[What is required]
Output only the lines running from the line bearing "Convert this chart to Plotly.js code." through the line bearing "0.03,0.01,0.03,0.00,-0.07,-0.04,-0.02,0.01,-0.01,0.01];", character for character.

[Provided data]
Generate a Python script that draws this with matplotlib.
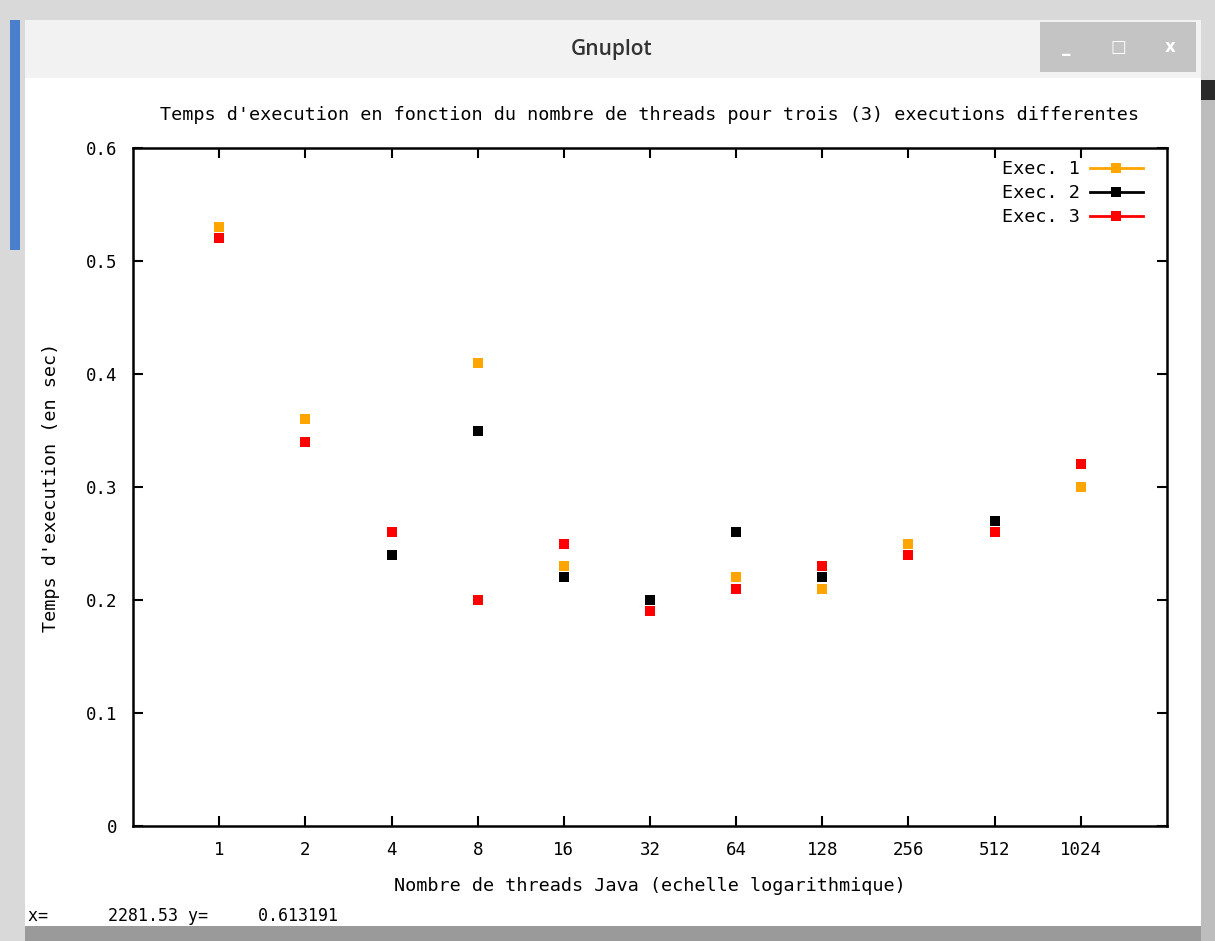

...

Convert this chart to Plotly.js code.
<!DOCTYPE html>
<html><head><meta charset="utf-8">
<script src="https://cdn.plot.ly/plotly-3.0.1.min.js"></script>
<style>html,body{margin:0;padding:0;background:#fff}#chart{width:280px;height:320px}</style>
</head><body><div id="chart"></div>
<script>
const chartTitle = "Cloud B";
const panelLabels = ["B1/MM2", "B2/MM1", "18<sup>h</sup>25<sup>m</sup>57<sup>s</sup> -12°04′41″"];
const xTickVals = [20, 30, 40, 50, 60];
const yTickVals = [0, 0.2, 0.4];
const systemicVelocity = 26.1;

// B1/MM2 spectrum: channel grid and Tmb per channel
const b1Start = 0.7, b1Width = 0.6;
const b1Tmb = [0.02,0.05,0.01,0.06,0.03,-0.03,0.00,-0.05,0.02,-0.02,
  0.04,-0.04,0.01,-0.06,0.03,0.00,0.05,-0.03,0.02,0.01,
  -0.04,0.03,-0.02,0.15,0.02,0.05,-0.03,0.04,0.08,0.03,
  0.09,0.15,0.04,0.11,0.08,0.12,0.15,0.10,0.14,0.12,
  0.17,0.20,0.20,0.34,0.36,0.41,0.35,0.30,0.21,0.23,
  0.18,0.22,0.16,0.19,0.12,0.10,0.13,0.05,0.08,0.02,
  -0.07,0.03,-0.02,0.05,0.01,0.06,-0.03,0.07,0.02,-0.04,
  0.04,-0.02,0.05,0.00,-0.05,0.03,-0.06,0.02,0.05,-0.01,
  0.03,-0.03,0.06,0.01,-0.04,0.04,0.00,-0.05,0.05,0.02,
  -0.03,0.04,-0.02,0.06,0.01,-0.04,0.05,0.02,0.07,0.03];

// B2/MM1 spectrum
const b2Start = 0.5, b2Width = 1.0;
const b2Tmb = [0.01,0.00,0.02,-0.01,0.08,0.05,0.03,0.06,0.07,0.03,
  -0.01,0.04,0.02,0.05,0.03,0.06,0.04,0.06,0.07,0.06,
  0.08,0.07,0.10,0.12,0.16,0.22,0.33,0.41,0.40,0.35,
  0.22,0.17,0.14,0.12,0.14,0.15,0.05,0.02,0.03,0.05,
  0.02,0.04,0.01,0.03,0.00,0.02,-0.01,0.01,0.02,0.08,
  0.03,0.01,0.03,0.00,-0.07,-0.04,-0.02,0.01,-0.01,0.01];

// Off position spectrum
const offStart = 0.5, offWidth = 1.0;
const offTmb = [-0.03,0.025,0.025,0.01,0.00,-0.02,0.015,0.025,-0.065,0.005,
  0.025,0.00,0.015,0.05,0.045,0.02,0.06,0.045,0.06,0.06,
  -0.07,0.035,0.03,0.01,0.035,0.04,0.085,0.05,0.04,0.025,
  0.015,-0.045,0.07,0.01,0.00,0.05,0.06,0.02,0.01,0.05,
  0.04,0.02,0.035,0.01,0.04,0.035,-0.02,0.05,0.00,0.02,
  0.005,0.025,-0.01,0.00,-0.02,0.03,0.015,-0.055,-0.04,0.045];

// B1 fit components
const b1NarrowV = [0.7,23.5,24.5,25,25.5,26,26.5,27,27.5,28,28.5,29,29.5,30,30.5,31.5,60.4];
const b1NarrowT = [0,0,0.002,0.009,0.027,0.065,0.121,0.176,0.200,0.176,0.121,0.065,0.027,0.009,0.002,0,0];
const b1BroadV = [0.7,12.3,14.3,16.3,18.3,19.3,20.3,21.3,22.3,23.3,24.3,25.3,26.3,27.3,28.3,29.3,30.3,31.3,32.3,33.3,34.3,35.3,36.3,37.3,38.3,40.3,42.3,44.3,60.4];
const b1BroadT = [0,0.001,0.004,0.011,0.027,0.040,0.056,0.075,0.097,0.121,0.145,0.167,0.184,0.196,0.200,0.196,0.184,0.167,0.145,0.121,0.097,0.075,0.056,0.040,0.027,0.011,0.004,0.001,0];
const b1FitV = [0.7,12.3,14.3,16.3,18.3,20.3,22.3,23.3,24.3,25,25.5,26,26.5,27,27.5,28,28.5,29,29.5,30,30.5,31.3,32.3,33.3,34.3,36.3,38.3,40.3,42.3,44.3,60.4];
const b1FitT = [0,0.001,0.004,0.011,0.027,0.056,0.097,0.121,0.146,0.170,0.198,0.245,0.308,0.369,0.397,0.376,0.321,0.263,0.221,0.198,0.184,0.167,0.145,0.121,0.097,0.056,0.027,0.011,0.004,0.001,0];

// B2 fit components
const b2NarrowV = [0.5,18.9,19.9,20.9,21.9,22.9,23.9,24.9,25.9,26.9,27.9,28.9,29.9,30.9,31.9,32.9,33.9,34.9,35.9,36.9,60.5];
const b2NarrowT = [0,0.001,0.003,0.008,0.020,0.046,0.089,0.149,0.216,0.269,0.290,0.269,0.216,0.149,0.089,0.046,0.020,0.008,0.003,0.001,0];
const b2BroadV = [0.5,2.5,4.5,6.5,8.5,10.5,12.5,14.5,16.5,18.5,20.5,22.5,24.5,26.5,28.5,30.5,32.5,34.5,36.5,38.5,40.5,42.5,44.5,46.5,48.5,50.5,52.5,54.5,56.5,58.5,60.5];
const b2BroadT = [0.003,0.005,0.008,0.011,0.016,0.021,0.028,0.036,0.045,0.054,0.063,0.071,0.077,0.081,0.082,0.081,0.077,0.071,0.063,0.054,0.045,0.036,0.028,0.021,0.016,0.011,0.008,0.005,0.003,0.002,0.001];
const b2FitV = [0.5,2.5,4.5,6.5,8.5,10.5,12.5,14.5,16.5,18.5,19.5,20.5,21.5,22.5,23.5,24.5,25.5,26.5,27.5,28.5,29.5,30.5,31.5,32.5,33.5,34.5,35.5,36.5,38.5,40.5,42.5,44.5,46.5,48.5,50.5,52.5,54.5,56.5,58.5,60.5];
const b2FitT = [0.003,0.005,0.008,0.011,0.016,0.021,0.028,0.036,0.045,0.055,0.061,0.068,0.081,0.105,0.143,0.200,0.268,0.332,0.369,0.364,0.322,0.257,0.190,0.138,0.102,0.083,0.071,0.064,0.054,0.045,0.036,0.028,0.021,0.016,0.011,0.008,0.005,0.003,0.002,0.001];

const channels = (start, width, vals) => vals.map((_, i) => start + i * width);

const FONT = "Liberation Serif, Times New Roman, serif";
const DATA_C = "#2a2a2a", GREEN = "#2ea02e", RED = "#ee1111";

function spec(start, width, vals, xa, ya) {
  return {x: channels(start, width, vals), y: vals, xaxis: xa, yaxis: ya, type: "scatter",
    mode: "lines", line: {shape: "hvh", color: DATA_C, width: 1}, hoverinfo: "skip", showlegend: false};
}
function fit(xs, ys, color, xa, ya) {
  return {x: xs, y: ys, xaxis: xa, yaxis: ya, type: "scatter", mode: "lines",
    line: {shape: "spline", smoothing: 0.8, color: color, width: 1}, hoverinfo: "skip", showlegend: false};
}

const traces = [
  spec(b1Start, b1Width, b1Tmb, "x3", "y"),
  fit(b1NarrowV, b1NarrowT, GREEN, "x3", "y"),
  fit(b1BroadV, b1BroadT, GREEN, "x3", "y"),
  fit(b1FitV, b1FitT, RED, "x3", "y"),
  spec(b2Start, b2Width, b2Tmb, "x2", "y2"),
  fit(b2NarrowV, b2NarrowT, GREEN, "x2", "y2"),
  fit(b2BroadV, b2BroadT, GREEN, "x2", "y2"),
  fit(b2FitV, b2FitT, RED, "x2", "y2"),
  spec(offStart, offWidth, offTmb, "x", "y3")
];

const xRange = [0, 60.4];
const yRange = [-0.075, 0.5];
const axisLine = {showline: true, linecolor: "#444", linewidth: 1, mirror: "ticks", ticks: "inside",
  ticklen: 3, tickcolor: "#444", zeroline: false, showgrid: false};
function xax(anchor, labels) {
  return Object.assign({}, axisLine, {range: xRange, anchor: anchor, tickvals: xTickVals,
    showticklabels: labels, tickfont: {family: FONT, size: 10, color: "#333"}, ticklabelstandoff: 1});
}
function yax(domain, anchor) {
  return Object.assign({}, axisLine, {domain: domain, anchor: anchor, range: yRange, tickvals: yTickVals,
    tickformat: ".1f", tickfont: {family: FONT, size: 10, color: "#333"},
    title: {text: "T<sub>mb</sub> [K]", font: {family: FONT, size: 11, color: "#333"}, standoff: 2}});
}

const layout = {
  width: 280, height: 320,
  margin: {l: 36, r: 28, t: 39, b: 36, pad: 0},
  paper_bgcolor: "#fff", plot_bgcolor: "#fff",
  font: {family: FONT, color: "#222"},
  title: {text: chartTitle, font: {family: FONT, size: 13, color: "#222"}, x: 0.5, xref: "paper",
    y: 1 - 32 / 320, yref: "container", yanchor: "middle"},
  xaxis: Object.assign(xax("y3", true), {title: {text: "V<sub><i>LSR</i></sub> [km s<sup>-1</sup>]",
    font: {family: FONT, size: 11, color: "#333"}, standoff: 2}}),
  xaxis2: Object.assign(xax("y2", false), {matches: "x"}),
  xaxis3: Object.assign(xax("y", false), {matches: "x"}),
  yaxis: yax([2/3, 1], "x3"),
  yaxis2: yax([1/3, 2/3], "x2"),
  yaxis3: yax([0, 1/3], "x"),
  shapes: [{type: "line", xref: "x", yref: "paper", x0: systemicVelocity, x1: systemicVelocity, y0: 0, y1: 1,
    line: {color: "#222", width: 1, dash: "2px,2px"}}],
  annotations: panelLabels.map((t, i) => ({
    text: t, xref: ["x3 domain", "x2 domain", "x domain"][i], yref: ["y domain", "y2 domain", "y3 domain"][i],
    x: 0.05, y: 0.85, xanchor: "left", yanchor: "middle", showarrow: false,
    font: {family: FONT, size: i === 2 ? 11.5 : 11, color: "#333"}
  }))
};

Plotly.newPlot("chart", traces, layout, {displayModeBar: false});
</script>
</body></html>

[The result]
Convert this chart to Plotly.js code.
<!DOCTYPE html>
<html><head><meta charset="utf-8">
<script src="https://cdn.plot.ly/plotly-3.0.1.min.js"></script>
<style>html,body{margin:0;padding:0;background:#fff}#chart{width:280px;height:320px}</style>
</head><body><div id="chart"></div>
<script>
const chartTitle = "Cloud B";
const panelLabels = ["B1/MM2", "B2/MM1", "18<sup>h</sup>25<sup>m</sup>57<sup>s</sup> -12°04′41″"];
const xTickVals = [20, 30, 40, 50, 60];
const yTickVals = [0, 0.2, 0.4];
const systemicVelocity = 26.1;

// B1/MM2 spectrum: channel grid and Tmb per channel
const b1Start = 0.7, b1Width = 0.6;
const b1Tmb = [0.02,0.05,0.01,0.06,0.03,-0.03,0.00,-0.05,0.02,-0.02,
  0.04,-0.04,0.01,-0.06,0.03,0.00,0.05,-0.03,0.02,0.01,
  -0.04,0.03,-0.02,0.15,0.02,0.05,-0.03,0.04,0.08,0.03,
  0.09,0.15,0.04,0.11,0.08,0.12,0.15,0.10,0.14,0.12,
  0.17,0.20,0.20,0.34,0.36,0.41,0.35,0.30,0.21,0.23,
  0.18,0.22,0.16,0.19,0.12,0.10,0.13,0.05,0.08,0.02,
  -0.07,0.03,-0.02,0.05,0.01,0.06,-0.03,0.07,0.02,-0.04,
  0.04,-0.02,0.05,0.00,-0.05,0.03,-0.06,0.02,0.05,-0.01,
  0.03,-0.03,0.06,0.01,-0.04,0.04,0.00,-0.05,0.05,0.02,
  -0.03,0.04,-0.02,0.06,0.01,-0.04,0.05,0.02,0.07,0.03];

// B2/MM1 spectrum
const b2Start = 0.5, b2Width = 1.0;
const b2Tmb = [0.01,0.00,0.02,-0.01,0.08,0.05,0.03,0.06,0.07,0.03,
  -0.01,0.04,0.02,0.05,0.03,0.06,0.04,0.06,0.07,0.06,
  0.08,0.07,0.10,0.12,0.16,0.22,0.33,0.41,0.40,0.35,
  0.22,0.17,0.14,0.12,0.14,0.15,0.05,0.02,0.03,0.05,
  0.02,0.04,0.01,0.03,0.00,0.02,-0.01,0.01,0.02,0.08,
  0.03,0.01,0.03,0.00,-0.07,-0.04,-0.02,0.01,-0.01,0.01];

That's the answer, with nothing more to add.